The ongoing convergence of the tech and health care industries has yielded some remarkable advances in telehealth, electronic health records, or EHRs, and mobile apps. Yet several companies are going even further by creating “smart pills” — medications that are synchronized to mobile devices after they are ingested.
This idea of edible technology has crossed over from sci-fi to reality to address the troubling fact that over half of all drugs worldwide are prescribed, dispensed, or sold inappropriately, according to the World Health Organization.
The smart pill
Last July, the Food and Drug Administration approved Proteus Digital Health’s ingestible biosensor and its companion patch as the world’s first “smart pill” system, Helius. The pill is embedded with a tiny sensor made from silicon and natural ingredients.
After the pill is swallowed, it uses stomach fluid as a power source to broadcast signals back to its battery-powered companion patch. The data includes vital information such as the time of ingestion, the patient’s heart rate, body temperature, and other activities. That data is then sent to a smartphone app used by physicians to better gauge a patient’s current condition.
Prior to FDA approval, Helius was tested for the treatment of mental health, heart conditions, hypertension, and diabetes, according to Proteus CEO Andrew Thompson.
A trio of major backers
Proteus Digital Health has some major investors, including pharma giant Novartis AG (ADR) (NYSE:NVS), medical device bellwether Medtronic, Inc. (NYSE:MDT), and tech giant Oracle Corporation (NYSE:ORCL).
In 2010, Novartis AG (ADR) (NYSE:NVS) invested $24 million in Proteus to license its sensor technology worldwide. Novartis also gained rights related to Proteus’ upcoming oncology, cardiovascular, and clinical development applications for the smart pill system. Novartis AG (ADR) (NYSE:NVS) has used the smart pill technology on a 20-patient study to track the use of its blood pressure drug, Diovan. According to Novartis AG (ADR) (NYSE:NVS), the use of Proteus’ technology improved drug regimen compliance from 30% to 80% after six months. This higher compliance rate could not only increase the quality of care for patients, but also boost Novartis AG (ADR) (NYSE:NVS)’s revenue through higher sales of its drugs.

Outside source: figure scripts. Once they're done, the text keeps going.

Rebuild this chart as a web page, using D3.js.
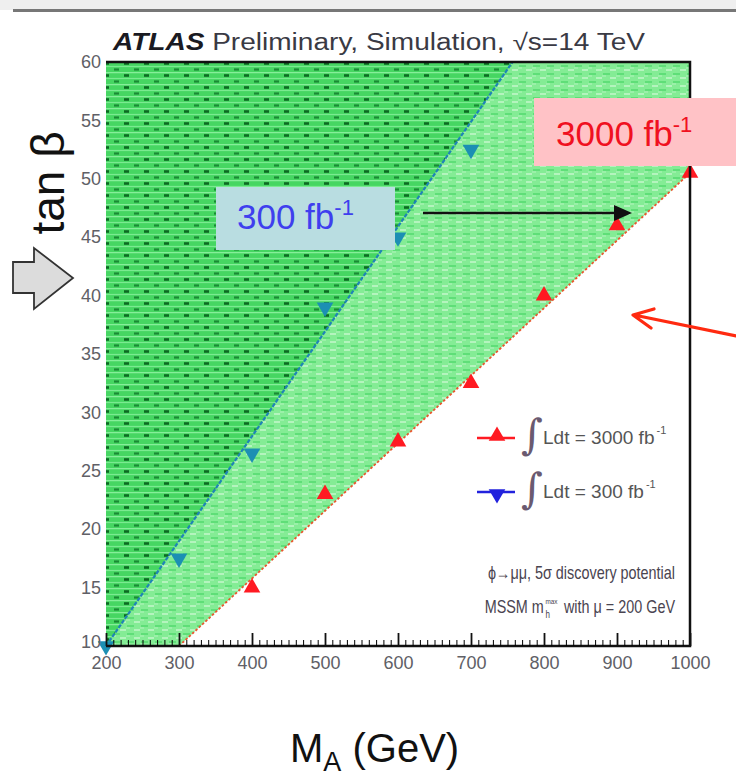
<!DOCTYPE html>
<html><head><meta charset="utf-8">
<script src="https://cdn.jsdelivr.net/npm/d3@7"></script>
<style>body{margin:0;background:#fff;} svg{display:block;font-family:"Liberation Sans",Arial,sans-serif;}</style>
</head><body><svg id="c" width="736" height="776"></svg>
<script>
// ---- data ----
const xTicks = [200,300,400,500,600,700,800,900,1000];
const xMinorTicks = [210,220,230,240,250,260,270,280,290,310,320,330,340,350,360,370,380,390,410,420,430,440,450,460,470,480,490,510,520,530,540,550,560,570,580,590,610,620,630,640,650,660,670,680,690,710,720,730,740,750,760,770,780,790,810,820,830,840,850,860,870,880,890,910,920,930,940,950,960,970,980,990];
const yTicks = [10,15,20,25,30,35,40,45,50,55,60];
const lumi3000_MA   = [400,500,600,700,800,900,1000];
const lumi3000_tanb = [15,23,27.5,32.5,40,46,50.5];
const lumi300_MA    = [200,300,400,500,600,700];
const lumi300_tanb  = [10,17.5,26.5,39,45,52.5];
const contour300_MA   = [200,757];
const contour300_tanb = [10,60];
const contour3000_MA   = [300,1000];
const contour3000_tanb = [10,50.5];
const xDomain = [200,1000];
const yDomain = [10,60];

const svg = d3.select("#c");
const x = d3.scaleLinear(xDomain,[106,690]);
const y = d3.scaleLinear(yDomain,[646,62]);

// top gray bar (screenshot frame)
svg.append("rect").attr("x",0).attr("y",0).attr("width",736).attr("height",10).attr("fill","#efefef");
svg.append("rect").attr("x",13).attr("y",9).attr("width",723).attr("height",3).attr("fill","#777");

// patterns
const defs = svg.append("defs");
const pd = defs.append("pattern").attr("id","pdark").attr("patternUnits","userSpaceOnUse").attr("width",20).attr("height",12);
pd.append("rect").attr("width",20).attr("height",12).attr("fill","#46d662");
pd.append("path").attr("d","M0,0.5h20").attr("stroke","#86ee9a").attr("stroke-width",1.5);
pd.append("path").attr("d","M0,6.5h20").attr("stroke","#7aea90").attr("stroke-width",1.2);
pd.append("path").attr("d","M4,3.5h5").attr("stroke","#0c6a22").attr("stroke-width",2.6);
pd.append("path").attr("d","M14,9.5h5").attr("stroke","#1a8a34").attr("stroke-width",2.2);
const pl = defs.append("pattern").attr("id","plight").attr("patternUnits","userSpaceOnUse").attr("width",14).attr("height",8);
pl.append("rect").attr("width",14).attr("height",8).attr("fill","#84ec95");
pl.append("path").attr("d","M1,2h7").attr("stroke","#52da6e").attr("stroke-width",1.5);
pl.append("path").attr("d","M8,6h6").attr("stroke","#c0f7c9").attr("stroke-width",1.6);
pl.append("path").attr("d","M0,4h4").attr("stroke","#abf3b6").attr("stroke-width",1.2);

const line = d3.line().x(d=>x(d[0])).y(d=>y(d[1]));
const c300 = contour300_MA.map((m,i)=>[m,contour300_tanb[i]]);
const c3000 = contour3000_MA.map((m,i)=>[m,contour3000_tanb[i]]);

// light region: left of 3000 fb-1 contour
const lightPoly = [[xDomain[0],yDomain[0]], ...c3000, [xDomain[1],yDomain[1]], [xDomain[0],yDomain[1]]];
svg.append("path").attr("d",line(lightPoly)+"Z").attr("fill","url(#plight)");
// dark region: left of 300 fb-1 contour
const darkPoly = [...c300, [xDomain[0],yDomain[1]]];
svg.append("path").attr("d",line(darkPoly)+"Z").attr("fill","url(#pdark)");

// contour lines
svg.append("path").attr("d",line(c300)).attr("fill","none").attr("stroke","#1f84b6").attr("stroke-width",2.2).attr("stroke-dasharray","4,1.5");
svg.append("path").attr("d",line(c3000)).attr("fill","none").attr("stroke","#e8572e").attr("stroke-width",1.8).attr("stroke-dasharray","2.5,2");

// markers
const tri = d3.symbol(d3.symbolTriangle,120);
svg.append("g").selectAll("path").data(lumi3000_MA.map((m,i)=>[m,lumi3000_tanb[i]])).join("path")
  .attr("d",tri).attr("transform",d=>`translate(${x(d[0])},${y(d[1])})`).attr("fill","#ff1a22");
svg.append("g").selectAll("path").data(lumi300_MA.map((m,i)=>[m,lumi300_tanb[i]])).join("path")
  .attr("d",tri).attr("transform",d=>`translate(${x(d[0])},${y(d[1])}) rotate(180)`).attr("fill","#1c8fb3");

// frame
const fr = svg.append("g").attr("stroke","#111").attr("stroke-width",2.5).attr("fill","none");
fr.append("path").attr("d",`M${x(200)},${y(60)}H${x(1000)}V${y(10)}H${x(200)}`);

// axes
const ax = svg.append("g").attr("transform",`translate(0,${y(10)})`)
  .call(d3.axisBottom(x).tickValues(xTicks).tickSize(-13).tickPadding(8).tickFormat(d3.format("d")));
svg.append("g").attr("transform",`translate(0,${y(10)})`)
  .call(d3.axisBottom(x).tickValues(xMinorTicks).tickSize(-6).tickFormat(""))
  .call(g=>g.select(".domain").remove());
ax.select(".domain").remove();
ax.selectAll("line").attr("stroke","#111").attr("stroke-width",1.8);
ax.selectAll("text").attr("font-size",18).attr("fill","#606066").attr("font-family","Liberation Sans Narrow, Liberation Sans, Arial").attr("dy","0.82em");
const ay = svg.append("g").attr("transform",`translate(${x(200)},0)`)
  .call(d3.axisLeft(y).tickValues(yTicks).tickSize(0).tickPadding(5));
ay.select(".domain").remove();
ay.selectAll("text").attr("font-size",18).attr("fill","#606066").attr("font-family","Liberation Sans Narrow, Liberation Sans, Arial");
ay.selectAll(".tick").filter(d=>d===10).select("text").attr("dy","0.1em");

// header
const hd = svg.append("text").attr("x",113).attr("y",50).attr("font-size",23).attr("fill","#3a3a44")
  .attr("textLength",532).attr("lengthAdjust","spacingAndGlyphs");
hd.append("tspan").attr("font-weight","bold").attr("font-style","italic").attr("fill","#1a1a22").text("ATLAS");
hd.append("tspan").text(" Preliminary, Simulation, √s=14 TeV");

// legend
const lg = svg.append("g");
lg.append("line").attr("x1",477).attr("x2",515).attr("y1",438).attr("y2",438).attr("stroke","#ff1a22").attr("stroke-width",2.5);
lg.append("path").attr("d",tri).attr("transform","translate(497,436)").attr("fill","#ff1a22");
lg.append("line").attr("x1",477).attr("x2",515).attr("y1",492).attr("y2",492).attr("stroke","#2222dd").attr("stroke-width",2.5);
lg.append("path").attr("d",tri).attr("transform","translate(497,494) rotate(180)").attr("fill","#2222dd");
[[428,"Ldt = 3000 fb"],[482,"Ldt = 300 fb"]].forEach(([yy,t])=>{
  lg.append("text").attr("x",521).attr("y",yy+21).attr("font-size",42).attr("fill","#6a5a70").attr("font-family","DejaVu Serif").attr("font-style","italic").text("∫");
  const tt = lg.append("text").attr("x",543).attr("y",yy+16).attr("font-size",19).attr("fill","#555");
  tt.append("tspan").text(t);
  tt.append("tspan").attr("font-size",11).attr("dy",-10).attr("dx",2).text("-1");
});

// info text (condensed)
const info1 = svg.append("g").attr("transform","translate(675,579) scale(0.8,1)");
info1.append("text").attr("text-anchor","end").attr("font-size",18).attr("fill","#4a4450").text("ϕ→μμ, 5σ discovery potential");
const info2 = svg.append("g").attr("transform","translate(675,613) scale(0.8,1)");
info2.append("text").attr("text-anchor","end").attr("font-size",18).attr("fill","#4a4450").text("with μ = 200 GeV");
info2.append("text").attr("x",-164).attr("text-anchor","end").attr("font-size",18).attr("fill","#4a4450").text("MSSM m");
info2.append("text").attr("x",-162).attr("y",5).attr("font-size",10).attr("fill","#4a4450").text("h");
info2.append("text").attr("x",-162).attr("y",-9).attr("font-size",8).attr("fill","#4a4450").text("max");

// annotation boxes
svg.append("rect").attr("x",216).attr("y",187).attr("width",179).attr("height",63).attr("fill","#b9dde1");
const t300 = svg.append("text").attr("x",237).attr("y",229).attr("font-size",35).attr("fill","#3f3fee");
t300.append("tspan").text("300 fb");
t300.append("tspan").attr("font-size",22).attr("dy",-14).text("-1");
svg.append("rect").attr("x",534).attr("y",98).attr("width",202).attr("height",68).attr("fill","#ffc2c6");
const t3000 = svg.append("text").attr("x",556).attr("y",146).attr("font-size",35).attr("fill","#f01020");
t3000.append("tspan").text("3000 fb");
t3000.append("tspan").attr("font-size",22).attr("dy",-14).text("-1");

// black arrow
svg.append("line").attr("x1",423).attr("y1",213).attr("x2",616).attr("y2",213).attr("stroke","#111").attr("stroke-width",2.5);
svg.append("path").attr("d","M632,213 L614,205 L614,221 Z").attr("fill","#111");
// red arrow
svg.append("path").attr("d","M736,336 L634,315 M654,309 L633,315 L651,328").attr("fill","none").attr("stroke","#ff2a10").attr("stroke-width",3.2).attr("stroke-linecap","round").attr("stroke-linejoin","round");

// y label
svg.append("text").attr("transform","translate(64,183) rotate(-90)").attr("text-anchor","middle").attr("font-size",46).attr("fill","#111").text("tan β");
// gray block arrow
svg.append("path").attr("d","M13,262 H34 V248 L73,278 L34,309 V293 H13 Z").attr("fill","#dcdcdc").attr("stroke","#333").attr("stroke-width",1.8);

// x label
const xl = svg.append("text").attr("x",290).attr("y",762).attr("font-size",40).attr("fill","#111");
xl.append("tspan").text("M");
xl.append("tspan").attr("font-size",27).attr("dy",9).text("A");
xl.append("tspan").attr("dy",-9).text(" (GeV)");
</script></body></html>
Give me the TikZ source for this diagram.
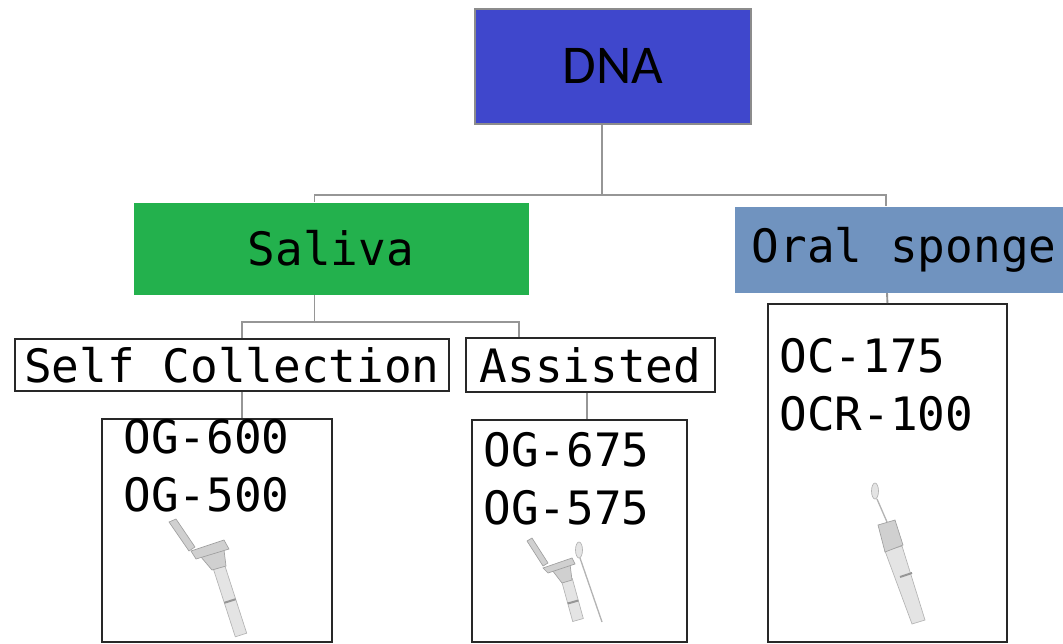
\documentclass[tikz,border=0pt]{standalone}
\usepackage{fontspec}
\setmonofont{DejaVu Sans Mono}
\newfontfamily\dnafont{Carlito}

\tikzset{every picture/.style={line width=0.75pt}}
\tikzset{
	conn/.style={draw={rgb, 255:red, 150; green, 150; blue, 150 }, line width=1.4pt},
	boxfont/.style={font=\ttfamily\fontsize{34.5}{41}\selectfont},
	dnabox/.style={anchor=north west, inner sep=0pt, draw={rgb, 255:red, 140; green, 140; blue, 140 }, line width=1.4pt,
		fill={rgb, 255:red, 63; green, 71; blue, 204 }, minimum width=207pt, minimum height=86.25pt,
		font=\dnafont\fontsize{41}{48}\selectfont},
	salivabox/.style={boxfont, anchor=north west, inner sep=0pt, fill={rgb, 255:red, 35; green, 177; blue, 77 },
		minimum width=296.25pt, minimum height=69pt},
	spongebox/.style={boxfont, anchor=north west, inner ysep=0pt, inner xsep=13pt,
		fill={rgb, 255:red, 112; green, 147; blue, 191 }, minimum height=64.5pt},
	kindbox/.style={boxfont, anchor=north west, inner sep=0pt, draw={rgb, 255:red, 40; green, 40; blue, 40 }, line width=1.4pt},
	leafbox/.style={anchor=north west, inner sep=0pt, draw={rgb, 255:red, 40; green, 40; blue, 40 }, line width=1.4pt},
	leaftext/.style={boxfont, anchor=west, inner sep=0pt},
	tubebody/.style={draw={rgb, 255:red, 180; green, 180; blue, 180 }, fill={rgb, 255:red, 228; green, 228; blue, 228 }, line width=0.5pt},
	tubecap/.style={draw={rgb, 255:red, 160; green, 160; blue, 160 }, fill={rgb, 255:red, 208; green, 208; blue, 208 }, line width=0.5pt},
	tubering/.style={draw={rgb, 255:red, 150; green, 150; blue, 150 }, line width=1.5pt}}

\begin{document}
\begin{tikzpicture}[x=0.75pt,y=0.75pt,yscale=-1,xscale=1]
	\useasboundingbox (0,0) rectangle (1063,643);

	%Shape: Rectangle [id:dna]
	\draw (474,8) node [dnabox] (dna) {DNA};
	%Shape: Rectangle [id:saliva]
	\draw (133,202) node [salivabox] (saliva) {Saliva\hspace{6pt}};
	%Shape: Rectangle [id:sponge]
	\draw (734,206) node [spongebox] (sponge) {Oral sponge};
	%Shape: Rectangle [id:selfcol]
	\draw (14,338) node [kindbox, minimum width=325.5pt, minimum height=39pt] (selfcol) {Self Collection};
	%Shape: Rectangle [id:assisted]
	\draw (465,337) node [kindbox, minimum width=186.75pt, minimum height=40.5pt] (assisted) {Assisted};
	%Shape: Rectangle [id:ogself]
	\draw (101,418) node [leafbox, minimum width=172.5pt, minimum height=167.25pt] (ogself) {};
	%Shape: Rectangle [id:ogassist]
	\draw (471,419) node [leafbox, minimum width=161.25pt, minimum height=166.5pt] (ogassist) {};
	%Shape: Rectangle [id:ocbox]
	\draw (767,303) node [leafbox, minimum width=179.25pt, minimum height=253.5pt] (ocbox) {};

	% Text Node
	\draw (123,437) node [leaftext] (og600) {OG-600};
	% Text Node
	\draw (123,495) node [leaftext] (og500) {OG-500};
	% Text Node
	\draw (483,450) node [leaftext] (og675) {OG-675};
	% Text Node
	\draw (483,508) node [leaftext] (og575) {OG-575};
	% Text Node
	\draw (779,356) node [leaftext] (oc175) {OC-175};
	% Text Node
	\draw (779,414) node [leaftext] (ocr100) {OCR-100};

	%Connectors
	\draw [conn] ([xshift=-8.25pt]dna.south) -- ++(0,70) -| ([xshift=-12.4pt]saliva.north);
	\draw [conn] ([xshift=-8.25pt]dna.south) -- ++(0,70) -| ([xshift=114pt]sponge.north west);
	\draw [conn] ([xshift=-12.4pt]saliva.south) -- ++(0,27) -| ([xshift=7.5pt]selfcol.north);
	\draw [conn] ([xshift=-12.4pt]saliva.south) -- ++(0,27) -| ([xshift=-53.6pt]assisted.north);
	\draw [conn] ([xshift=7.5pt]selfcol.south) -- ([xshift=7.5pt]selfcol.south |- ogself.north);
	\draw [conn] ([xshift=-2.6pt]assisted.south) -- ([xshift=-2.6pt]assisted.south |- ogassist.north);
	\draw [conn] ([xshift=114.75pt]sponge.south west) -- (ocbox.north);

	%Shape: Tube OG-600
	\draw [tubecap] (169,522) -- (176,519) -- (195,547) -- (189,551) -- cycle ;
	\draw [tubebody] (213.3,568.8) -- (224.7,565.2) -- (246.7,633.2) -- (235.3,636.8) -- cycle ;
	\draw [tubering] (224.3,602.8) -- (235.7,599.2) ;
	\draw [tubecap] (201,557) -- (224,550) -- (226,566) -- (212,570) -- cycle ;
	\draw [tubecap] (191,551) -- (224,540) -- (229,549) -- (196,559) -- cycle ;

	%Shape: Tube OG-675
	\draw [tubecap] (527,541) -- (532,538) -- (548,563) -- (543,566) -- cycle ;
	\draw [tubebody] (561.7,581.5) -- (572.3,578.5) -- (583.3,618.5) -- (572.7,621.5) -- cycle ;
	\draw [tubering] (567.7,603.5) -- (578.3,600.5) ;
	\draw [tubecap] (552,570) -- (570,564) -- (572,580) -- (562,583) -- cycle ;
	\draw [tubecap] (543,568) -- (572,558) -- (575,564) -- (548,573) -- cycle ;
	\draw [tubebody, line width=1pt] (580,558) -- (602,622) ;
	\draw [tubebody] (579,550) ellipse (3.5 and 8) ;

	%Shape: Tube OC-175
	\draw [tubebody] (885,551) -- (902,546) -- (925,620) -- (912,624) -- cycle ;
	\draw [tubering] (900,577) -- (912,573) ;
	\draw [tubecap] (878,525) -- (895,520) -- (903,545) -- (885,552) -- cycle ;
	\draw [tubebody, line width=1pt] (877,499) -- (887,522) ;
	\draw [tubebody] (875,491) ellipse (3.5 and 8) ;

\end{tikzpicture}
\end{document}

Medtronic, Inc. (NYSE:MDT)’s interest in Proteus also suggests a strong link between smart pills and telehealth devices. Medtronic, Inc. (NYSE:MDT) currently produces pacemakers that can be monitored remotely via its CareLink Network. It also recently acquired remote monitoring device company Cardiocom to expand its telehealth business. For Medtronic, Inc. (NYSE:MDT), investing in smart pills and remote monitoring solutions is a sound way to diversify from its core business of medical devices, which may suffer from upcoming Medicare cuts.